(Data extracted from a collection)
----------------

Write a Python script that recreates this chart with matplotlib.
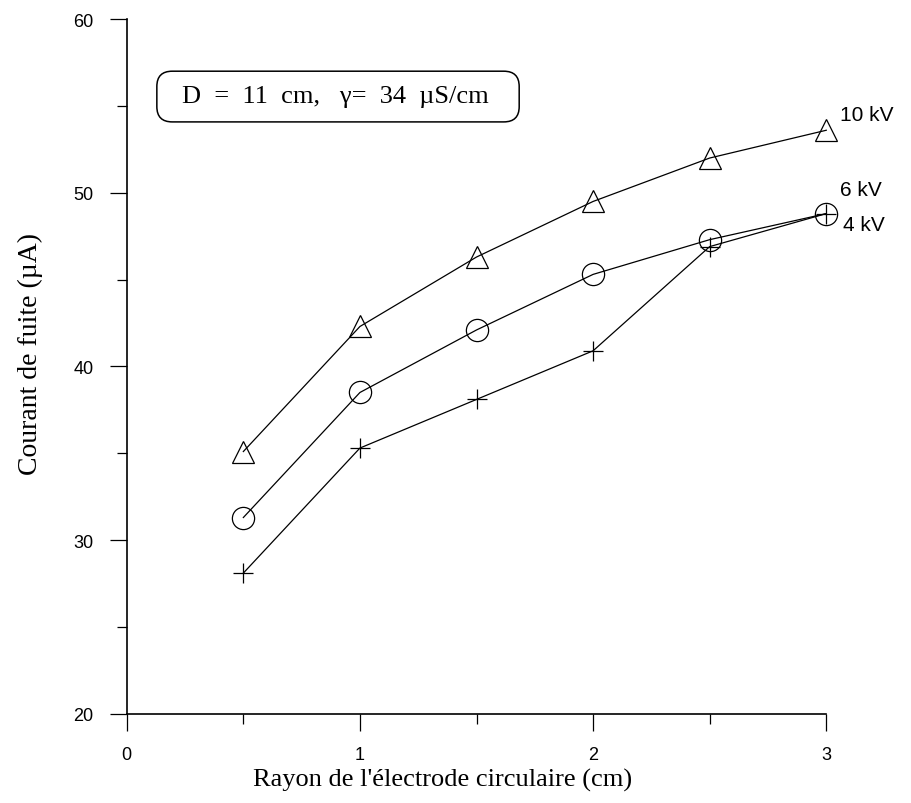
import matplotlib
matplotlib.use("Agg")
import matplotlib.pyplot as plt
from matplotlib.patches import FancyBboxPatch
from matplotlib.ticker import MultipleLocator

# rayon de l'électrode (cm) et courant de fuite (µA) pour chaque tension
rayon = [0.5, 1.0, 1.5, 2.0, 2.5, 3.0]
courant_10kv = [35.1, 42.3, 46.3, 49.5, 52.0, 53.6]
courant_6kv = [31.3, 38.5, 42.1, 45.3, 47.3, 48.8]
courant_4kv = [28.1, 35.3, 38.1, 40.9, 46.9, 48.8]

serif = ["Liberation Serif", "DejaVu Serif"]
sans = ["Liberation Sans", "DejaVu Sans"]
plt.rcParams["font.family"] = sans

fig = plt.figure(figsize=(9.12, 8.04), dpi=100)
ax = fig.add_axes([0.139, 0.111, 0.767, 0.864])

line_kw = dict(color="black", lw=0.9, mfc="none", mec="black", mew=0.9,
               clip_on=False)
ax.plot(rayon, courant_4kv, marker="+", ms=15, **line_kw)
ax.plot(rayon, courant_6kv, marker="o", ms=16, **line_kw)
ax.plot(rayon, courant_10kv, marker="^", ms=16, **line_kw)

ax.set_xlim(0, 3)
ax.set_ylim(20, 60)
ax.spines["top"].set_visible(False)
ax.spines["right"].set_visible(False)
ax.spines["left"].set_linewidth(1.2)
ax.spines["bottom"].set_linewidth(1.2)

ax.xaxis.set_major_locator(MultipleLocator(1))
ax.xaxis.set_minor_locator(MultipleLocator(0.5))
ax.yaxis.set_major_locator(MultipleLocator(10))
ax.yaxis.set_minor_locator(MultipleLocator(5))
ax.tick_params(which="major", direction="out", length=12, width=0.9,
               labelsize=13)
ax.tick_params(which="minor", direction="out", length=7, width=0.9)
ax.tick_params(axis="y", which="major", pad=12)
ax.tick_params(axis="x", which="major", pad=11)

ax.set_xlabel("Rayon de l'électrode circulaire (cm)", family=serif,
              fontsize=19)
ax.xaxis.set_label_coords(0.452, -0.078)
ax.set_ylabel("Courant de fuite (µA)", family=serif, fontsize=20)
ax.yaxis.set_label_coords(-0.12, 0.52)

# cadre arrondi avec les conditions d'essai
ax.add_patch(FancyBboxPatch((0.043, 0.852), 0.518, 0.073,
                            boxstyle="round,pad=0,rounding_size=0.022",
                            transform=ax.transAxes, fc="white", ec="black",
                            lw=1.1, clip_on=False))
ax.text(0.298, 0.889, "D  =  11  cm,   γ=  34  µS/cm", family=serif,
        fontsize=19, ha="center", va="center", transform=ax.transAxes)

ax.text(3.06, 54.5, "10 kV", fontsize=15, ha="left", va="center")
ax.text(3.06, 50.2, "6 kV", fontsize=15, ha="left", va="center")
ax.text(3.07, 48.2, "4 kV", fontsize=15, ha="left", va="center")

fig.savefig("out.png", dpi=100)
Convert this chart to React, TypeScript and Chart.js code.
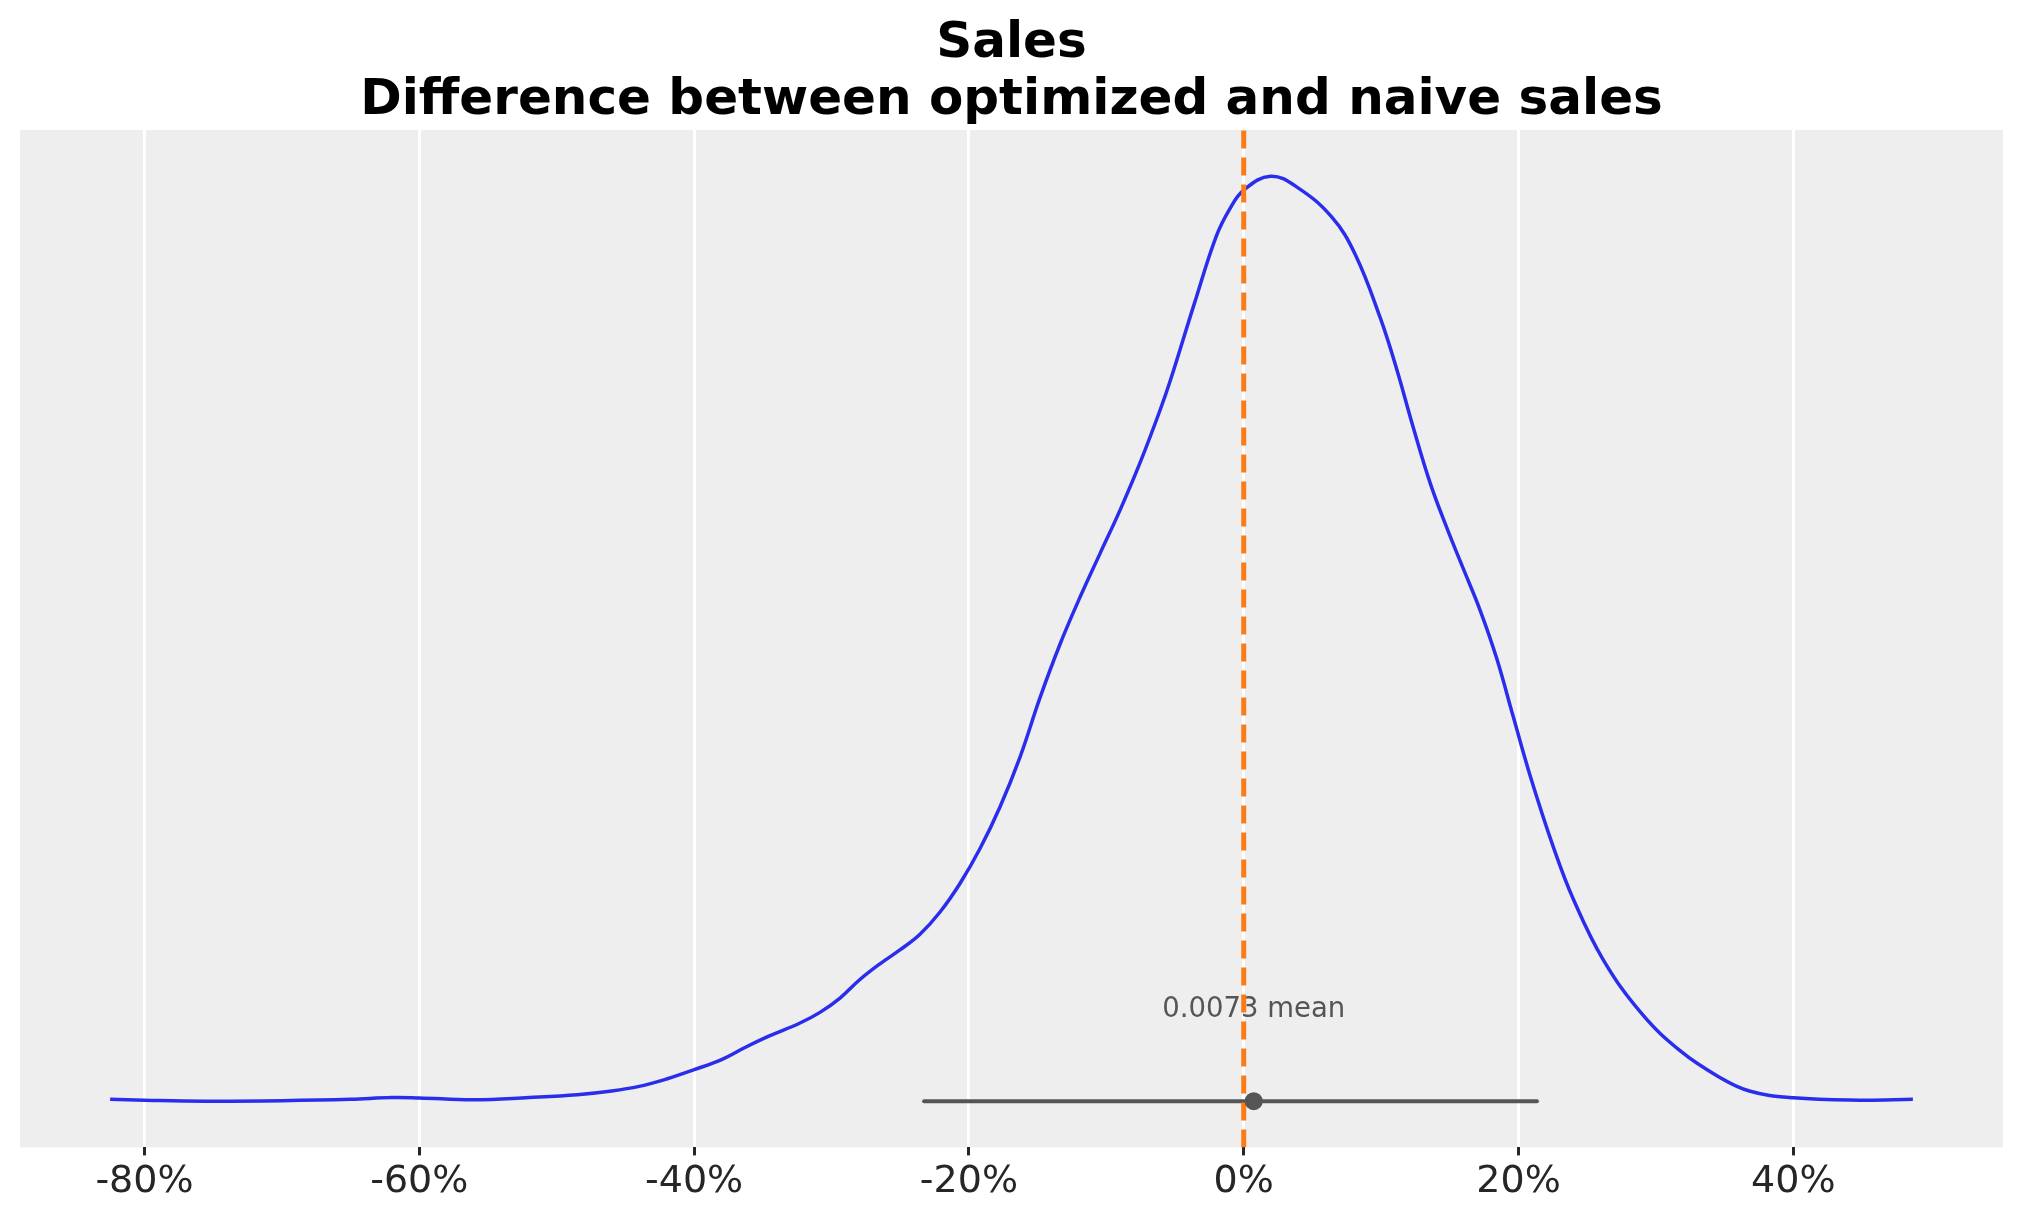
import React, { useEffect, useRef } from 'react';
import Chart from 'chart.js/auto';

// KDE of the difference (fraction, shown as percent on the axis)
const kdeX = [
  -0.825, -0.8, -0.756, -0.7, -0.65, -0.62, -0.6, -0.56, -0.52, -0.485,
  -0.46, -0.44, -0.42, -0.4, -0.38, -0.363, -0.346, -0.3229, -0.3084, -0.2938,
  -0.2793, -0.2647, -0.2502, -0.2356, -0.221, -0.2065, -0.1919, -0.1774, -0.1628, -0.1483,
  -0.1337, -0.1191, -0.1046, -0.09, -0.0755, -0.0609, -0.053, -0.036, -0.02, -0.01,
  0.0, 0.0195, 0.039, 0.064, 0.081, 0.0992, 0.1113, 0.1234, 0.1356, 0.1477,
  0.1598, 0.172, 0.1841, 0.1962, 0.2084, 0.2253, 0.24, 0.262, 0.29, 0.318,
  0.345, 0.368, 0.4, 0.448, 0.487,
];
const kdeY = [
  0.002, 0.001, 0.0, 0.0005, 0.002, 0.004, 0.0035, 0.0015, 0.004, 0.007,
  0.011, 0.016, 0.024, 0.034, 0.045, 0.058, 0.07, 0.0845, 0.096, 0.1115,
  0.1315, 0.1485, 0.1635, 0.1805, 0.2045, 0.2353, 0.2731, 0.318, 0.372, 0.436,
  0.494, 0.545, 0.592, 0.639, 0.69, 0.747, 0.781, 0.862, 0.935, 0.965,
  0.985, 1.0, 0.988, 0.956, 0.916, 0.8476, 0.7917, 0.7284, 0.6688, 0.6203,
  0.5757, 0.531, 0.4788, 0.4155, 0.3522, 0.275, 0.218, 0.152, 0.094, 0.054,
  0.027, 0.011, 0.0036, 0.001, 0.002,
];
const xTicks = [-0.8, -0.6, -0.4, -0.2, 0, 0.2, 0.4];
const hdiBounds = [-0.2326, 0.2134];
const meanValue = 0.0073;
const refValue = 0;
const meanLabelY = 0.091;
const titleLines = ['Sales', 'Difference between optimized and naive sales'];

const X_MIN = -0.8906;
const X_MAX = 0.5526;
const Y_MIN = -0.05;
const Y_MAX = 1.05;

const FONT = "'DejaVu Sans', sans-serif";

const panelBackground = {
  id: 'panelBackground',
  beforeDraw(chart: any) {
    const { ctx, chartArea } = chart;
    ctx.save();
    ctx.fillStyle = '#eeeeee';
    ctx.fillRect(chartArea.left, chartArea.top, chartArea.right - chartArea.left, chartArea.bottom - chartArea.top);
    ctx.restore();
  },
};

const meanLabel = {
  id: 'meanLabel',
  beforeDatasetsDraw(chart: any) {
    const { ctx, scales } = chart;
    ctx.save();
    ctx.font = `27.5px ${FONT}`;
    ctx.fillStyle = '#555555';
    ctx.textAlign = 'center';
    ctx.textBaseline = 'alphabetic';
    ctx.fillText(`${meanValue} mean`, scales.x.getPixelForValue(meanValue), scales.y.getPixelForValue(meanLabelY));
    ctx.restore();
  },
};

export default function App() {
  const canvasRef = useRef<HTMLCanvasElement>(null);
  const chartRef = useRef<Chart | null>(null);

  useEffect(() => {
    if (!canvasRef.current) return;
    if (chartRef.current) chartRef.current.destroy();

    chartRef.current = new Chart(canvasRef.current, {
      type: 'line',
      data: {
        datasets: [
          {
            label: 'mean',
            data: [{ x: meanValue, y: 0 }],
            showLine: false,
            pointRadius: 9,
            pointBorderWidth: 0,
            pointBackgroundColor: '#555555',
            order: 1,
          },
          {
            label: 'ref',
            data: [{ x: refValue, y: Y_MIN }, { x: refValue, y: Y_MAX }],
            borderColor: '#fa7c17',
            borderWidth: 5,
            borderDash: [18, 9],
            pointRadius: 0,
            order: 2,
          },
          {
            label: 'hdi',
            data: hdiBounds.map((v) => ({ x: v, y: 0 })),
            borderColor: '#555555',
            borderWidth: 4,
            borderCapStyle: 'round',
            pointRadius: 0,
            order: 3,
          },
          {
            label: 'kde',
            data: kdeX.map((x, i) => ({ x, y: kdeY[i] })),
            borderColor: '#2a2eec',
            borderWidth: 3.5,
            pointRadius: 0,
            tension: 0.4,
            order: 4,
          },
        ],
      },
      options: {
        animation: false,
        responsive: true,
        maintainAspectRatio: false,
        devicePixelRatio: 1,
        layout: { padding: { left: 20, right: 20, top: 0, bottom: 14 } },
        plugins: {
          legend: { display: false },
          tooltip: { enabled: false },
          title: {
            display: true,
            text: titleLines,
            color: '#000000',
            font: { family: FONT, size: 50, weight: 'bold', lineHeight: 1.14 },
            padding: { top: 16, bottom: 0 },
          },
        },
        scales: {
          x: {
            type: 'linear',
            min: X_MIN,
            max: X_MAX,
            afterBuildTicks: (scale: any) => {
              scale.ticks = xTicks.map((value) => ({ value }));
            },
            grid: {
              color: '#ffffff',
              lineWidth: 3,
              tickColor: '#262626',
              tickWidth: 3,
              tickLength: 8,
            },
            border: { display: false },
            ticks: {
              color: '#262626',
              padding: 4,
              maxRotation: 0,
              font: { family: FONT, size: 38 },
              callback: (v: any) => `${Math.round(Number(v) * 100)}%`,
            },
          },
          y: {
            display: false,
            min: Y_MIN,
            max: Y_MAX,
          },
        },
      } as any,
      plugins: [panelBackground, meanLabel],
    });

    return () => {
      if (chartRef.current) {
        chartRef.current.destroy();
        chartRef.current = null;
      }
    };
  }, []);

  return (
    <div style={{ position: 'fixed', left: 0, top: 0, width: 2023, height: 1223, background: '#ffffff' }}>
      <canvas ref={canvasRef}></canvas>
    </div>
  );
}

----------------

▸ WRITTEN TASK
Pictures stay out. Print the data exactly, from its first line through the line containing "ax = fig.add_axes([0.139, 0.111, 0.767, 0.864])".

▸ FULL ANSWER
Write a Python script that recreates this chart with matplotlib.
import matplotlib
matplotlib.use("Agg")
import matplotlib.pyplot as plt
from matplotlib.patches import FancyBboxPatch
from matplotlib.ticker import MultipleLocator

# rayon de l'électrode (cm) et courant de fuite (µA) pour chaque tension
rayon = [0.5, 1.0, 1.5, 2.0, 2.5, 3.0]
courant_10kv = [35.1, 42.3, 46.3, 49.5, 52.0, 53.6]
courant_6kv = [31.3, 38.5, 42.1, 45.3, 47.3, 48.8]
courant_4kv = [28.1, 35.3, 38.1, 40.9, 46.9, 48.8]

serif = ["Liberation Serif", "DejaVu Serif"]
sans = ["Liberation Sans", "DejaVu Sans"]
plt.rcParams["font.family"] = sans

fig = plt.figure(figsize=(9.12, 8.04), dpi=100)
ax = fig.add_axes([0.139, 0.111, 0.767, 0.864])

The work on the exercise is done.